Harriot wrote about the problem to his colleague Johannes Kepler, best known for his work on planetary orbits. Kepler experimented with the problem and concluded that an arrangement known as the face centred cubic packing, a pattern favoured by fruit sellers, could not be bettered. This statement has become known as "Kepler's conjecture" or simply the sphere packing problem.

Fruit stacked using the face centred cubic packing.

To measure how good an arrangement is, mathematicians imagine that all of space is filled with spheres. They calculate the proportion of this infinite space, or volume, occupied by the spheres themselves. The remainder of the volume or space is formed by the gaps between the spheres.

The sphere packing problem has various applications. Firstly, it extends quite simply into other dimensions (in two dimensions it becomes the circle packing problem). It is also analogous to the problem of constructing optimal codes (see "Coding theory: the first 50 years" elsewhere in this issue). A proof of the conjecture may also help physicists to understand the structure of crystals, something that Harriot himself urged Kepler to consider in his work on optics.

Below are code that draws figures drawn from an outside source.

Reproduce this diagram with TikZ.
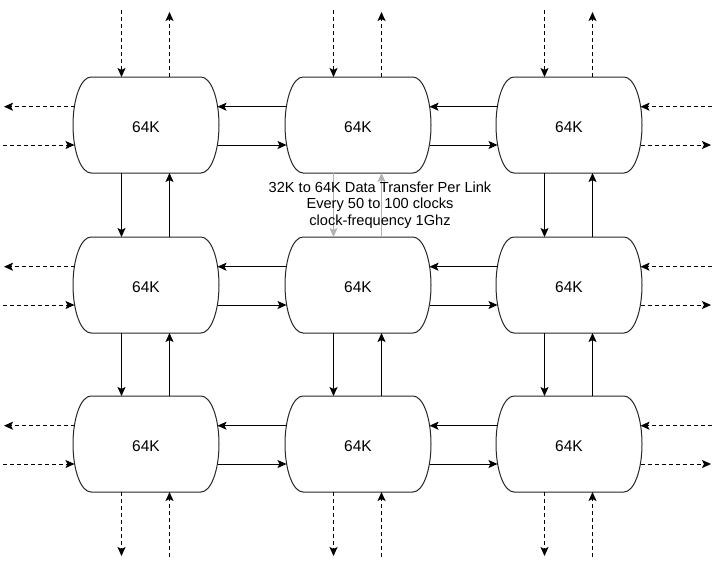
\documentclass[tikz,border=0pt]{standalone}
\usepackage{fontspec}
\setmainfont{Liberation Sans}
\usetikzlibrary{arrows.meta,calc}
\begin{document}
\begin{tikzpicture}[x=1pt,y=-1pt,
  box/.style={minimum width=146pt,minimum height=96pt,inner sep=0pt,
    text height=15pt,text depth=0pt,font=\fontsize{15.5}{18}\selectfont},
  outline/.style={draw=black!85,line width=1pt},
  arr/.style={line width=1pt,-{Stealth[length=9pt,width=8pt,inset=2pt]}},
  dsh/.style={arr,dash pattern=on 4pt off 3pt},
  faint/.style={arr,color=black!30},
  lbl/.style={align=center,font=\fontsize{14.6}{16.3}\selectfont}]
\useasboundingbox (0,0) rectangle (717,576);
% boxes
\foreach \r/\cy in {1/125,2/285,3/444}{
  \foreach \c/\cx in {1/146,2/358,3/569}{
    \node[box] (b\r\c) at (\cx,\cy) {64K};
    \draw[outline] ($(b\r\c)+(-55,-48)$) -- ($(b\r\c)+(55,-48)$)
      arc[start angle=-90,end angle=90,x radius=18,y radius=48]
      -- ($(b\r\c)+(-55,48)$)
      arc[start angle=90,end angle=270,x radius=18,y radius=48] -- cycle;
  }
}
% horizontal links inside the grid
\foreach \r in {1,2,3}{
  \draw[arr] ($(b\r2)+(-71.5,-18.3)$) -- ($(b\r1)+(71.5,-18.3)$);
  \draw[arr] ($(b\r1)+(71.5,20)$) -- ($(b\r2)+(-71.5,20)$);
  \draw[arr] ($(b\r3)+(-71.5,-18.3)$) -- ($(b\r2)+(71.5,-18.3)$);
  \draw[arr] ($(b\r2)+(71.5,20)$) -- ($(b\r3)+(-71.5,20)$);
}
% vertical links inside the grid
\draw[arr] ($(b11)+(-24.5,48)$) -- ($(b21)+(-24.5,-48)$);
\draw[arr] ($(b21)+(23.5,-48)$) -- ($(b11)+(23.5,48)$);
\draw[faint] ($(b12)+(-24.5,48)$) -- ($(b22)+(-24.5,-48)$);
\draw[faint] ($(b22)+(23.5,-48)$) -- ($(b12)+(23.5,48)$);
\draw[arr] ($(b13)+(-24.5,48)$) -- ($(b23)+(-24.5,-48)$);
\draw[arr] ($(b23)+(23.5,-48)$) -- ($(b13)+(23.5,48)$);
\foreach \c in {1,2,3}{
  \draw[arr] ($(b2\c)+(-24.5,48)$) -- ($(b3\c)+(-24.5,-48)$);
  \draw[arr] ($(b3\c)+(23.5,-48)$) -- ($(b2\c)+(23.5,48)$);
}
% outer dashed links
\foreach \c in {1,2,3}{
  \coordinate (tin\c) at ($(b1\c)+(-24.5,-115)$);
  \coordinate (tout\c) at ($(b1\c)+(23.5,-113)$);
  \coordinate (bout\c) at ($(b3\c)+(-24.5,112)$);
  \coordinate (bin\c) at ($(b3\c)+(23.5,113)$);
  \draw[dsh] (tin\c) -- ($(b1\c)+(-24.5,-48)$);
  \draw[dsh] ($(b1\c)+(23.5,-48)$) -- (tout\c);
  \draw[dsh] ($(b3\c)+(-24.5,48)$) -- (bout\c);
  \draw[dsh] (bin\c) -- ($(b3\c)+(23.5,48)$);
}
\foreach \r in {1,2,3}{
  \coordinate (lout\r) at ($(b\r1)+(-142,-18.3)$);
  \coordinate (lin\r) at ($(b\r1)+(-143,20)$);
  \coordinate (rin\r) at ($(b\r3)+(143,-18.3)$);
  \coordinate (rout\r) at ($(b\r3)+(142,20)$);
  \draw[dsh] ($(b\r1)+(-71.5,-18.3)$) -- (lout\r);
  \draw[dsh] (lin\r) -- ($(b\r1)+(-71.5,20)$);
  \draw[dsh] (rin\r) -- ($(b\r3)+(71.5,-18.3)$);
  \draw[dsh] ($(b\r3)+(71.5,20)$) -- (rout\r);
}
% label
\node[lbl] (note) at (380,205) {32K to 64K Data Transfer Per Link\\Every 50 to 100 clocks\\clock-frequency 1Ghz};
\end{tikzpicture}
\end{document}
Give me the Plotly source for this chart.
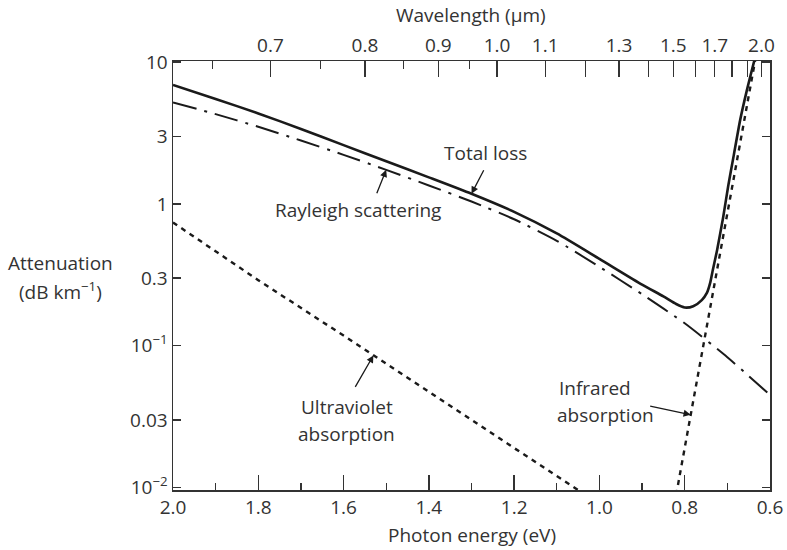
import numpy as np
import plotly.graph_objects as go

# ---------------- data ----------------
energy = [2.0, 1.9, 1.8, 1.7, 1.6, 1.5, 1.4, 1.3, 1.2, 1.1, 1.0, 0.9, 0.8, 0.7, 0.6]
rayleigh = [5.2, 4.3, 3.5, 2.8, 2.22, 1.74, 1.35, 1.04, 0.78, 0.55, 0.36, 0.231, 0.144, 0.083, 0.045]

total_energy = [2.0, 1.9, 1.8, 1.7, 1.6, 1.5, 1.4, 1.3, 1.2, 1.1, 1.0, 0.9, 0.85, 0.82, 0.80,
                0.78, 0.76, 0.748, 0.74, 0.734, 0.724, 0.71, 0.698, 0.685, 0.67, 0.655, 0.637]
total_loss = [6.9, 5.5, 4.35, 3.38, 2.6, 2.0, 1.54, 1.18, 0.88, 0.62, 0.41, 0.27, 0.223, 0.197, 0.186,
              0.19, 0.21, 0.236, 0.28, 0.343, 0.474, 0.8, 1.34, 2.2, 3.9, 6.2, 10.2]

uv_energy = [2.0, 1.8, 1.6, 1.4, 1.2, 1.05]
uv_abs = [0.74, 0.29, 0.118, 0.047, 0.019, 0.0096]

ir_energy = [0.82, 0.78, 0.74, 0.70, 0.66, 0.635]
ir_abs = [0.0089, 0.041, 0.19, 0.85, 3.9, 10.2]

y_ticks = [10, 3, 1, 0.3, 0.1, 0.03, 0.01]
y_ticktext = ["10", "3", "1", "0.3", "10<sup>−1</sup>", "0.03", "10<sup>−2</sup>"]
x_major = [2.0, 1.8, 1.6, 1.4, 1.2, 1.0, 0.8, 0.6]
x_ticktext = ["2.0", "1.8", "1.6", "1.4", "1.2", "1.0", "0.8", "0.6"]
x_minor = [1.9, 1.7, 1.5, 1.3, 1.1, 0.9, 0.7]
wl_major = [0.7, 0.8, 0.9, 1.0, 1.1, 1.2, 1.3, 1.4, 1.5, 1.6, 1.7, 1.8, 1.9, 2.0]
wl_labels = ["0.7", "0.8", "0.9", "1.0", "1.1", "", "1.3", "", "1.5", "", "1.7", "", "", "2.0"]
wl_minor = [0.65, 0.75, 0.85, 0.95]

# ---------------- figure ----------------
W, H = 787, 550
ML, MR, MT, MB = 173, 17, 61, 60
PW, PH = W - ML - MR, H - MT - MB
FONT = "Open Sans"
FS = 19
TXT = "#333333"
LINE = "#1a1a1a"

fig = go.Figure()
fig.add_trace(go.Scatter(x=total_energy, y=total_loss, mode="lines",
                         line=dict(color=LINE, width=2.6, shape="spline", smoothing=0.6),
                         hoverinfo="skip"))
fig.add_trace(go.Scatter(x=energy, y=rayleigh, mode="lines",
                         line=dict(color=LINE, width=2.0, dash="24px,8px,3px,8px",
                                   shape="spline", smoothing=0.6), hoverinfo="skip"))
fig.add_trace(go.Scatter(x=uv_energy, y=uv_abs, mode="lines",
                         line=dict(color=LINE, width=2.4, dash="5px,5px"), hoverinfo="skip"))
fig.add_trace(go.Scatter(x=ir_energy, y=ir_abs, mode="lines",
                         line=dict(color=LINE, width=2.4, dash="5px,5px"), hoverinfo="skip"))
# invisible trace to carry the top (wavelength) axis
fig.add_trace(go.Scatter(x=[1.0], y=[1.0], xaxis="x2", mode="markers",
                         marker=dict(opacity=0), hoverinfo="skip", showlegend=False))

tv_w = [1.24 / w for w in wl_major]
tv_wm = [1.24 / w for w in wl_minor]

fig.update_layout(
    template="none",
    width=W, height=H,
    margin=dict(l=ML, r=MR, t=MT, b=MB, autoexpand=False),
    paper_bgcolor="white", plot_bgcolor="white",
    showlegend=False,
    hovermode=False,
    font=dict(family=FONT, size=FS, color=TXT),
    xaxis=dict(range=[2.0, 0.6], showgrid=False, zeroline=False, automargin=False,
               showline=True, linecolor=TXT, linewidth=1.5, mirror=False,
               tickmode="array", tickvals=x_major, ticktext=x_ticktext,
               ticks="inside", ticklen=15, tickwidth=1.3, tickcolor=TXT,
               minor=dict(tickmode="array", tickvals=x_minor, ticks="inside",
                          ticklen=7, tickwidth=1.3, tickcolor=TXT, showgrid=False)),
    xaxis2=dict(range=[2.0, 0.6], overlaying="x", side="top", anchor="y",
                showgrid=False, zeroline=False, automargin=False,
                showline=True, linecolor=TXT, linewidth=1.5,
                tickmode="array", tickvals=tv_w, ticktext=wl_labels,
                ticks="inside", ticklen=16, tickwidth=1.3, tickcolor=TXT,
                minor=dict(tickmode="array", tickvals=tv_wm, ticks="inside",
                           ticklen=8, tickwidth=1.3, tickcolor=TXT, showgrid=False)),
    yaxis=dict(type="log", range=[-2.017, 1.008], showgrid=False, zeroline=False,
               automargin=False,
               showline=True, linecolor=TXT, linewidth=1.5, mirror="ticks",
               tickmode="array", tickvals=y_ticks, ticktext=y_ticktext,
               ticks="inside", ticklen=8, tickwidth=1.3, tickcolor=TXT),
)


def px(xp):
    return (xp - ML) / PW


def py(yp):
    return (MT + PH - yp) / PH


def on_curve(xs, ys, e):
    xs_a = np.array(xs)[::-1]
    ly = np.log10(np.array(ys))[::-1]
    return float(np.interp(e, xs_a, ly))


def label(text, x, y):
    return dict(text=text, x=px(x), y=py(y), xref="paper", yref="paper",
                showarrow=False, xanchor="center", yanchor="middle")


ann = [
    label("Photon energy (eV)", 472, 535),
    label("Wavelength (μm)", 471, 15),
    label("Attenuation", 60, 263),
    label("(dB km<sup>−1</sup>)", 60, 291),
    label("Total loss", 485, 153),
    label("Rayleigh scattering", 358, 210),
    label("Ultraviolet", 347, 407),
    label("absorption", 346, 434),
    label("Infrared", 595, 388),
    label("absorption", 605, 415),
]

arrow_style = dict(showarrow=True, arrowhead=2, arrowsize=1.1, arrowwidth=1.3,
                   arrowcolor=LINE, axref="pixel", ayref="pixel", text="", xref="x", yref="y")
ann.append(dict(x=1.30, y=on_curve(total_energy, total_loss, 1.30), ax=13, ay=-25, **arrow_style))
ann.append(dict(x=1.50, y=on_curve(energy, rayleigh, 1.50), ax=-10, ay=25, **arrow_style))
ann.append(dict(x=1.53, y=on_curve(uv_energy, uv_abs, 1.53), ax=-19, ay=33, **arrow_style))
ann.append(dict(x=0.786, y=on_curve(ir_energy, ir_abs, 0.786), ax=-42, ay=-9, **arrow_style))

fig.update_layout(annotations=ann)
fig.write_html("out.html",
               config={"displayModeBar": False, "staticPlot": True},
               post_script="document.body.style.margin='0px';document.body.style.padding='0px';")
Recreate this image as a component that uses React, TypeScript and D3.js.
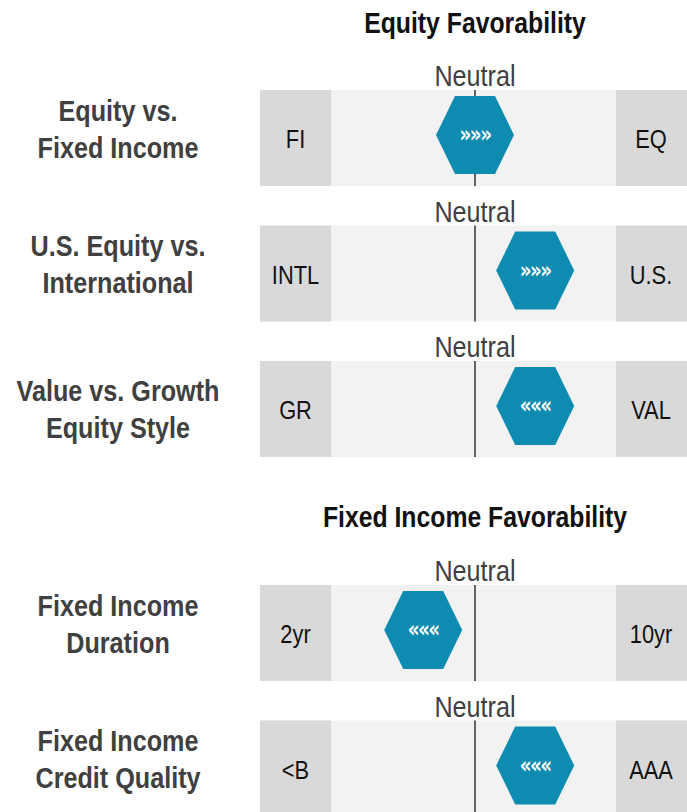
import React, { useEffect, useRef } from "react";
import * as d3 from "d3";

// rows of the favorability chart
const sections = ["Equity Favorability", "Fixed Income Favorability"];
const rowSection = [0, 0, 0, 1, 1];
const rowLabels = [
  ["Equity vs.", "Fixed Income"],
  ["U.S. Equity vs.", "International"],
  ["Value vs. Growth", "Equity Style"],
  ["Fixed Income", "Duration"],
  ["Fixed Income", "Credit Quality"],
];
const leftEnds = ["FI", "INTL", "GR", "2yr", "<B"];
const rightEnds = ["EQ", "U.S.", "VAL", "10yr", "AAA"];
// position relative to neutral (-100 = fully left, 100 = fully right)
const positions = [0, 43, 43, -37, 43];
const arrows = ["»»»", "»»»", "«««", "«««", "«««"];

const FONT = "'Liberation Sans', Arial, sans-serif";
const NARROW = 0.84; // the original uses a condensed face

const App = () => {
  const svgRef = useRef<SVGSVGElement | null>(null);

  useEffect(() => {
    const width = 687;
    const height = 812;
    const svg = d3.select(svgRef.current).attr("width", width).attr("height", height);
    svg.selectAll("*").remove();

    const barX0 = 260;
    const barX1 = 700;
    const endW = 71;
    const barH = 96;

    const x = d3.scaleLinear().domain([-100, 100]).range([335, 615]);

    // row tops: each section stacks rows at a fixed step
    const sectionTop = [90, 585];
    const step = 135.5;
    const rowTop = (i: number) => {
      const s = rowSection[i];
      const idx = rowSection.slice(0, i).filter((d) => d === s).length;
      return sectionTop[s] + idx * step;
    };

    const narrowText = (
      parent: d3.Selection<any, unknown, null, undefined>,
      tx: number,
      ty: number,
      txt: string,
      size: number,
      weight: string,
      fill: string
    ) =>
      parent.append("text")
        .attr("transform", `translate(${tx},${ty}) scale(${NARROW},1)`)
        .attr("text-anchor", "middle")
        .attr("font-family", FONT)
        .attr("font-weight", weight)
        .attr("font-size", size)
        .attr("fill", fill)
        .text(txt);

    // section titles
    const titleY = [33, 527];
    sections.forEach((t, s) => {
      narrowText(svg, 475, titleY[s], t, 29.5, "bold", "#111");
    });

    const hex = d3.line()([
      [-39, 0], [-20, -39], [20, -39], [39, 0], [20, 39], [-20, 39], [-39, 0],
    ]);

    // small vertical nudges for the row labels (layout only)
    const labelNudge = [0, 0, 9, 0, 0];

    rowLabels.forEach((lines, i) => {
      const top = rowTop(i);
      const cy = top + barH / 2;
      const g = svg.append("g");

      // background bands
      g.append("rect").attr("x", barX0).attr("y", top).attr("width", barX1 - barX0).attr("height", barH).attr("fill", "#f2f2f2");
      g.append("rect").attr("x", barX0).attr("y", top).attr("width", endW).attr("height", barH).attr("fill", "#d9d9d9");
      g.append("rect").attr("x", 616).attr("y", top).attr("width", barX1 - 616).attr("height", barH).attr("fill", "#d9d9d9");

      // neutral line + label
      g.append("line")
        .attr("x1", x(0)).attr("x2", x(0))
        .attr("y1", top).attr("y2", top + barH)
        .attr("stroke", "#333").attr("stroke-width", 1.5);
      narrowText(g, x(0), top - 4, "Neutral", 30, "normal", "#404040");

      // end labels
      narrowText(g, barX0 + endW / 2, cy + 10, leftEnds[i], 26, "normal", "#111");
      narrowText(g, 651, cy + 10, rightEnds[i], 26, "normal", "#111");

      // hexagon marker
      const hx = x(positions[i]);
      const hy = cy - 3;
      g.append("path")
        .attr("d", hex)
        .attr("transform", `translate(${hx},${hy})`)
        .attr("fill", "#0e8bb0");
      g.append("text")
        .attr("transform", `translate(${hx},${hy + 7}) scale(0.8,1)`)
        .attr("text-anchor", "middle")
        .attr("font-family", "'DejaVu Sans', sans-serif")
        .attr("font-weight", "bold")
        .attr("font-size", 23)
        .attr("letter-spacing", -2)
        .attr("fill", "#fff")
        .text(arrows[i]);

      // row label (two lines)
      lines.forEach((l, j) => {
        narrowText(g, 118, cy + 1 + labelNudge[i] + (j - 0.5) * 37, l, 30, "bold", "#404040");
      });
    });
  }, []);

  return (
    <svg ref={svgRef} style={{ position: "absolute", left: 0, top: 0, display: "block" }}></svg>
  );
};

export default App;
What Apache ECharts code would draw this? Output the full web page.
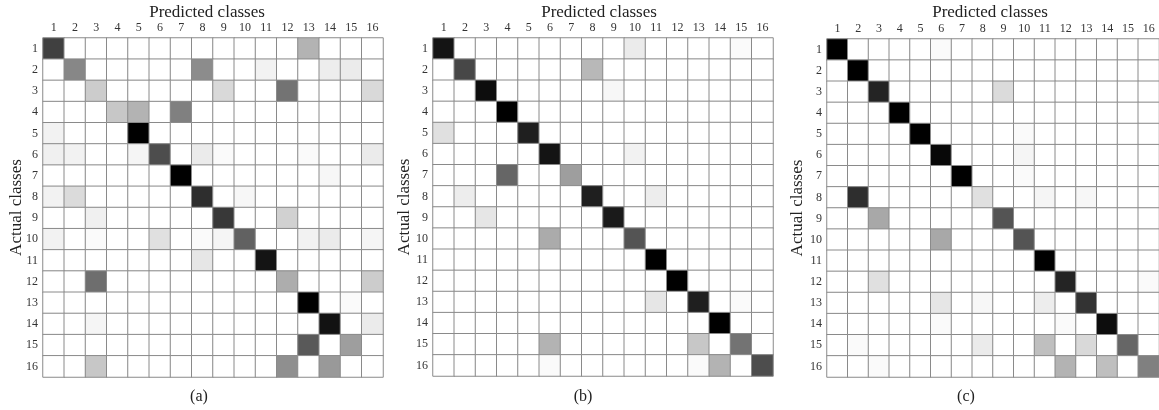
<!DOCTYPE html>
<html>
<head>
<meta charset="utf-8">
<script src="https://cdn.jsdelivr.net/npm/echarts@6/dist/echarts.min.js"></script>
<style>html,body{margin:0;padding:0;background:#fff}#c{width:1159px;height:410px}</style>
</head>
<body>
<div id="c"></div>
<script>
// Class labels (1..16)
const classes = ['1','2','3','4','5','6','7','8','9','10','11','12','13','14','15','16'];
const xTitle = 'Predicted classes';
const yTitle = 'Actual classes';
const captions = ['(a)', '(b)', '(c)'];

// Cell darkness (0 = white, 100 = black); rows = actual class, cols = predicted class
const matrixA = [
  [75,0,0,0,0,0,0,0,0,0,0,0,30,0,0,0],
  [0,47,0,0,0,0,0,45,0,0,5,0,0,7,8,0],
  [0,0,20,0,0,0,0,0,15,0,0,55,0,0,0,15],
  [0,0,0,22,30,0,50,0,0,0,0,0,0,0,0,0],
  [5,0,0,0,100,0,0,0,0,0,0,0,0,0,0,0],
  [6,5,0,0,4,70,0,8,2,0,0,0,2,0,0,8],
  [0,0,0,0,0,0,100,0,0,0,0,0,0,3,0,0],
  [5,14,0,0,0,0,0,82,0,3,0,0,0,0,0,0],
  [0,0,6,0,0,0,0,0,78,0,0,18,0,0,0,0],
  [5,0,2,0,0,12,0,2,4,62,0,0,5,8,0,4],
  [0,0,0,0,0,0,0,10,0,0,92,0,0,0,0,0],
  [0,0,57,0,0,0,0,0,0,0,0,32,0,0,0,20],
  [0,0,0,0,0,0,0,0,0,0,0,0,100,0,2,0],
  [0,0,4,0,0,0,0,0,0,0,0,0,0,93,0,8],
  [0,0,0,0,0,0,0,0,0,0,0,0,65,0,38,0],
  [0,0,22,0,0,0,0,0,0,0,0,44,0,40,0,0]
];
const matrixB = [
  [92,0,0,0,0,0,0,0,0,8,0,0,0,0,2,0],
  [0,72,0,0,0,0,0,28,0,0,0,0,0,0,0,0],
  [0,0,95,0,0,0,0,0,3,0,0,0,0,0,0,0],
  [0,0,0,100,0,0,0,0,0,0,0,0,0,0,0,0],
  [12,0,0,0,88,0,0,0,0,0,0,0,0,0,0,0],
  [0,0,0,0,0,92,0,0,0,5,0,0,0,0,0,0],
  [0,0,0,60,0,0,38,0,0,0,0,0,0,0,0,0],
  [0,7,0,0,0,0,0,88,0,0,7,0,0,0,0,0],
  [0,0,10,0,0,0,0,0,90,0,0,0,0,0,0,0],
  [0,0,0,0,0,33,0,0,0,67,0,0,0,0,0,0],
  [0,0,0,0,0,0,0,0,0,0,100,0,0,0,0,0],
  [0,0,0,0,0,0,0,0,0,0,0,100,0,0,0,0],
  [0,0,0,0,0,0,0,0,0,0,10,0,88,0,2,0],
  [0,0,0,0,0,0,0,0,0,0,0,0,0,100,0,0],
  [0,0,0,0,0,30,0,0,0,0,0,0,22,0,55,0],
  [0,0,0,0,0,2,0,0,0,0,0,0,2,30,0,70]
];
const matrixC = [
  [100,0,0,0,0,2,0,0,0,0,0,0,0,0,0,0],
  [0,100,0,0,0,0,0,0,0,0,0,0,0,0,0,0],
  [0,0,86,0,0,0,0,0,14,0,0,0,0,0,0,0],
  [0,0,0,100,0,0,0,0,0,0,0,0,0,0,0,0],
  [0,0,0,0,100,0,0,0,0,2,0,0,0,0,0,0],
  [0,0,0,0,0,97,0,0,0,4,0,0,0,0,0,0],
  [0,0,0,0,0,0,100,0,0,2,0,0,0,0,0,0],
  [0,82,0,0,0,0,0,12,0,0,4,0,3,0,0,0],
  [0,0,34,0,0,0,0,0,67,0,0,0,0,0,0,0],
  [0,0,0,0,0,34,0,0,0,67,0,0,0,0,0,0],
  [0,0,0,0,0,0,0,0,0,0,100,0,0,0,0,0],
  [0,0,12,0,0,0,0,0,0,0,0,86,0,0,0,2],
  [0,0,0,0,0,10,0,3,0,0,7,0,80,0,0,0],
  [0,0,0,0,0,2,0,0,0,0,0,2,0,95,0,0],
  [0,2,0,0,0,0,0,8,0,0,25,0,15,0,60,0],
  [0,0,2,0,0,0,0,0,0,0,0,30,0,25,0,50]
];

const matrices = [matrixA, matrixB, matrixC];
const FONT = '"Liberation Serif", "DejaVu Serif", serif';

const grids = [
  {left: 43, top: 38, width: 340, height: 339},
  {left: 433, top: 38, width: 340, height: 338},
  {left: 827, top: 39, width: 340, height: 338}
];
const titleX = [207, 599, 990];
const yTitleX = [17, 405, 798];
const capX = [199, 583, 966];

function toData(m) {
  const out = [];
  for (let i = 0; i < m.length; i++)
    for (let j = 0; j < m[i].length; j++)
      out.push([j, i, m[i][j]]);
  return out;
}

const xAxes = [], yAxes = [], series = [], graphics = [];
grids.forEach((g, k) => {
  xAxes.push({
    type: 'category', gridIndex: k, data: classes, position: 'top',
    axisLine: {show: false}, axisTick: {show: false}, splitLine: {show: false},
    axisLabel: {interval: 0, margin: 4, fontFamily: FONT, fontSize: 12, color: '#333'}
  });
  yAxes.push({
    type: 'category', gridIndex: k, data: classes, inverse: true,
    axisLine: {show: false}, axisTick: {show: false}, splitLine: {show: false},
    axisLabel: {interval: 0, margin: 5, fontFamily: FONT, fontSize: 12, color: '#333'}
  });
  series.push({
    type: 'heatmap', xAxisIndex: k, yAxisIndex: k,
    data: toData(matrices[k]),
    itemStyle: {borderColor: '#8a8a8a', borderWidth: 1},
    emphasis: {disabled: true}
  });
  const cy = g.top + g.height / 2;
  graphics.push(
    {type: 'text', x: titleX[k], y: 13, style: {text: xTitle, font: '17px ' + FONT, fill: '#222', align: 'center', verticalAlign: 'middle'}},
    {type: 'text', x: yTitleX[k], y: cy, rotation: Math.PI / 2, style: {text: yTitle, font: '17px ' + FONT, fill: '#222', align: 'center', verticalAlign: 'middle'}},
    {type: 'text', x: capX[k], y: 397, style: {text: captions[k], font: '16px ' + FONT, fill: '#222', align: 'center', verticalAlign: 'middle'}}
  );
});

const chart = echarts.init(document.getElementById('c'), null, {renderer: 'canvas'});
chart.setOption({
  animation: false,
  backgroundColor: '#ffffff',
  grid: grids,
  xAxis: xAxes,
  yAxis: yAxes,
  visualMap: {
    type: 'continuous', show: false, min: 0, max: 100, seriesIndex: [0, 1, 2],
    inRange: {color: ['#ffffff', '#000000']}
  },
  series: series,
  graphic: graphics
});
</script>
</body>
</html>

Although the sphere packing problem has frustrated mathematicians for nearly four centuries there is light at the end of the tunnel. In 1953 the Hungarian, László Fejes-Tóth showed that given sufficient computing power the problem could be solved. The American mathematician, Thomas Hales is currently trying to do just that and is hopeful that within "a year or two" he will complete the calculations.

The face centred cubic packing (left) consists of layers of spheres. Each layer is positioned so that the spheres rest on the 'holes' of the layer below. This arrangement is not unique, the hexagonal close packing (right) is constructed in a similar way and is equally efficient.

The trouble with Hales' solution is that it cuts right to the heart of what many believe a mathematical proof should be. If Hales is successful there may be a feeling of anti-climax with no new insight immediately apparent.

It is therefore not surprising that some people are convinced that a more traditional proof is possible. Wu-Yi Hsiang, from California published just such a proof in 1990 but after much deliberation, the majority of mathematicians in the field remain sceptical claiming that there are holes in his argument.

Whether the holes in Hsiang's proof will be filled before Hales finishes his computation remains to be seen but it seems likely that Kepler's conjecture will, at least for the time being, remain a mathematical mystery.